This week will see a marked change from the recent cold conditions as wet and windy weather sets in from the west.
The cold easterly winds that dominated our weather last week will give way to milder air from the west this week, as a complex and slow-moving area of low pressure drives wetter and windier weather across the UK. Yellow Weather Warnings for wind and rain are already in place for parts of the country on Wednesday and Thursday, with the strongest winds expected across both western and exposed northeastern parts.
Monday night will be the last frosty night in the recent cold spell, where temperatures overnight fell to almost -7 Celsius in South Newington, Oxfordshire, on November 22nd. In contrast, later this week mild air moving in from the Atlantic mean temperatures overnight will be around 6 to 10 Celsius, for many parts of the country.
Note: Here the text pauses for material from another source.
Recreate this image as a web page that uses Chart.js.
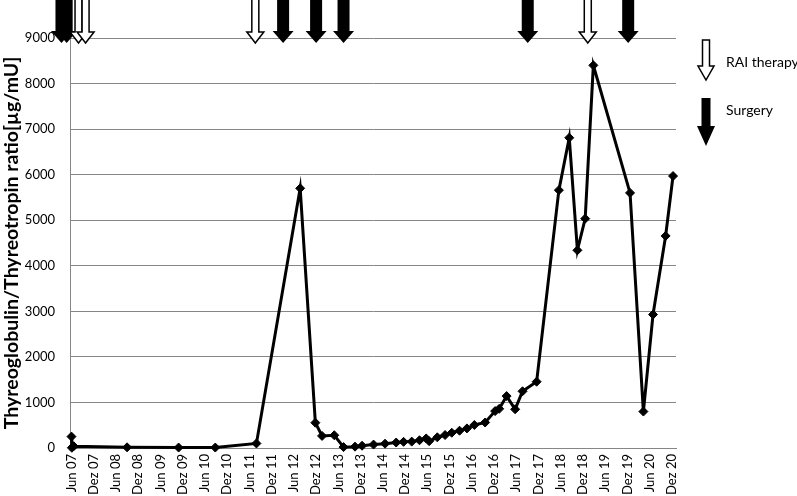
<!DOCTYPE html>
<html><head><meta charset="utf-8">
<script src="https://cdn.jsdelivr.net/npm/chart.js@4/dist/chart.umd.min.js"></script>
<style>html,body{margin:0;padding:0;background:#fff}#wrap{width:797px;height:496px;position:relative}</style>
</head><body><div id="wrap"><canvas id="c" width="797" height="496"></canvas></div>
<script>
// x values are months since June 2007
const tickMonths = [0,6,12,18,24,30,36,42,48,54,60,66,72,78,84,90,96,102,108,114,120,126,132,138,144,150,156,162];
const tickLabels = ["Jun 07","Dez 07","Jun 08","Dez 08","Jun 09","Dez 09","Jun 10","Dez 10","Jun 11","Dez 11","Jun 12","Dez 12","Jun 13","Dez 13","Jun 14","Dez 14","Jun 15","Dez 15","Jun 16","Dez 16","Jun 17","Dez 17","Jun 18","Dez 18","Jun 19","Dez 19","Jun 20","Dez 20"];
const sampleMonths = [0,0.1,0.6,15.0,28.9,38.8,49.9,61.7,65.8,67.6,70.9,73.4,76.5,78.4,81.5,84.6,87.6,89.6,91.8,93.9,95.7,96.5,98.7,100.8,102.6,104.7,106.7,108.7,111.6,114.3,115.4,117.4,119.7,121.7,125.5,131.5,134.3,136.5,138.6,140.8,150.7,154.3,156.9,160.3,162.3];
const ratioValues = [250,5,40,15,10,10,100,5700,555,265,280,20,30,50,75,95,120,135,140,170,210,150,235,285,335,380,430,505,560,810,860,1140,850,1245,1455,5660,6810,4340,5035,8400,5600,800,2930,4655,5970];
const raiMonths = [1.9,3.8,49.6,139.3];
const surgeryMonths = [-2.7,-1.3,57.1,66.0,73.4,123.1,150.2];
const legendLabels = ["RAI therapy","Surgery"];
const yTitle = "Thyreoglobulin/Thyreotropin ratio[µg/mU]";

Chart.defaults.font.family = 'Lato';
Chart.defaults.color = '#000';
const GRID = '#868686';

function drawArrow(ctx, cx, top, tip, shaftW, headW, headH, filled) {
  ctx.beginPath();
  ctx.moveTo(cx - shaftW/2, top);
  ctx.lineTo(cx + shaftW/2, top);
  ctx.lineTo(cx + shaftW/2, tip - headH);
  ctx.lineTo(cx + headW/2, tip - headH);
  ctx.lineTo(cx, tip);
  ctx.lineTo(cx - headW/2, tip - headH);
  ctx.lineTo(cx - shaftW/2, tip - headH);
  ctx.closePath();
  if (filled) { ctx.fillStyle = '#000'; ctx.fill(); }
  else { ctx.fillStyle = '#fff'; ctx.fill(); ctx.lineWidth = 1.5; ctx.strokeStyle = '#000'; ctx.stroke(); }
}

const arrowPlugin = {
  id: 'arrows',
  afterDraw(chart) {
    const ctx = chart.ctx, xs = chart.scales.x, ca = chart.chartArea;
    ctx.save();
    const tip = ca.top + 5;
    surgeryMonths.forEach(m => drawArrow(ctx, xs.getPixelForValue(m), -2, tip, 12, 21, 12, true));
    raiMonths.forEach(m => drawArrow(ctx, xs.getPixelForValue(m), -2, tip, 7, 17, 11, false));
    // legend
    const lx = ca.right + 30;
    drawArrow(ctx, lx, 40, 80, 7, 16, 14, false);
    drawArrow(ctx, lx, 98, 146, 9, 18, 20, true);
    ctx.fillStyle = '#000';
    ctx.font = '14px Lato';
    ctx.textAlign = 'left';
    ctx.textBaseline = 'middle';
    ctx.fillText(legendLabels[0], lx + 20, 62);
    ctx.fillText(legendLabels[1], lx + 20, 110);
    ctx.restore();
  }
};

new Chart(document.getElementById('c'), {
  type: 'line',
  data: {
    datasets: [{
      data: sampleMonths.map((m, i) => ({x: m, y: ratioValues[i]})),
      borderColor: '#000',
      backgroundColor: '#000',
      borderWidth: 3,
      pointStyle: 'rectRot',
      pointRadius: 4.5,
      pointBackgroundColor: '#000',
      pointBorderColor: '#000',
      pointBorderWidth: 1,
      tension: 0,
      clip: false
    }]
  },
  options: {
    responsive: false,
    animation: false,
    layout: {padding: {left: 0, top: 38, right: 121, bottom: 0}},
    plugins: {legend: {display: false}, tooltip: {enabled: false}},
    scales: {
      x: {
        type: 'linear',
        min: -0.4,
        max: 163.1,
        afterBuildTicks: (axis) => { axis.ticks = tickMonths.map(v => ({value: v})); },
        afterFit: (s) => { s.height = 48; },
        grid: {display: false, drawTicks: false, tickLength: 0},
        border: {display: true, color: GRID, width: 1},
        ticks: {
          autoSkip: false,
          minRotation: 90,
          maxRotation: 90,
          padding: 6,
          font: {size: 13},
          callback: (v) => { const i = tickMonths.indexOf(v); return i >= 0 ? tickLabels[i] : ''; }
        }
      },
      y: {
        min: 0,
        max: 9000,
        afterFit: (s) => { s.width = 70; },
        grid: {color: GRID, lineWidth: 1, drawTicks: false},
        border: {display: true, color: GRID, width: 1},
        ticks: {stepSize: 1000, padding: 15, font: {size: 13}, callback: (v) => String(v)},
        title: {display: true, text: yTitle, font: {size: 19.5, weight: 'bold'}, padding: {top: 0, bottom: 0}}
      }
    }
  },
  plugins: [arrowPlugin]
});
</script>
</body></html>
Wind and rain warnings have been issued for Wednesday and Thursday. See https://t.co/QwDLMfRBfs for details. Wednesday's warning for Northeast Scotland continues into the early hours of Thursday morning pic.twitter.com/1q9S1VQASD— Met Office (@metoffice) November 26, 2018
Following a band of heavy rain and squally winds for much of the country on Tuesday, a very unsettled spell of weather is then expected from Wednesday. This is associated with a low-pressure system named Storm Diana by IPMA (the official Portuguese Meteorological Authority) due to its expected significant impacts on the Azores on Tuesday. Several Yellow Weather Warnings are in place for the UK on Wednesday.
Deputy Chief Meteorologist, Dan Harris said: “Wet and windy weather will sweep across the UK during Wednesday; with the strongest winds expected along coastal areas in the west, Northern Ireland, and the far northeast of Scotland, where gusts of 60-70 mph, locally 75 mph are likely. These winds will also bring rough seas and some large waves, potentially causing coastal impacts too.”
As well as warnings for wind, the Met Office has issued a Yellow rain warning for northeast Scotland on Wednesday, where localised flooding is possible due to heavy and persistent rain in combination with melting snow. Further rain warnings are being considered for other areas in the west.
Deputy Chief Meteorologist Dan Harris continued: “The unsettled picture is expected to continue through Thursday across much of the UK, but there is the potential for a narrow swathe of very strong winds to affect some parts of England and Wales early in the day. Due to uncertainties in the forecast regarding the focus of the strongest winds, we encourage you to keep in touch with Met Office forecasts and warnings over the next few days so you can be prepared for the weather as it changes.”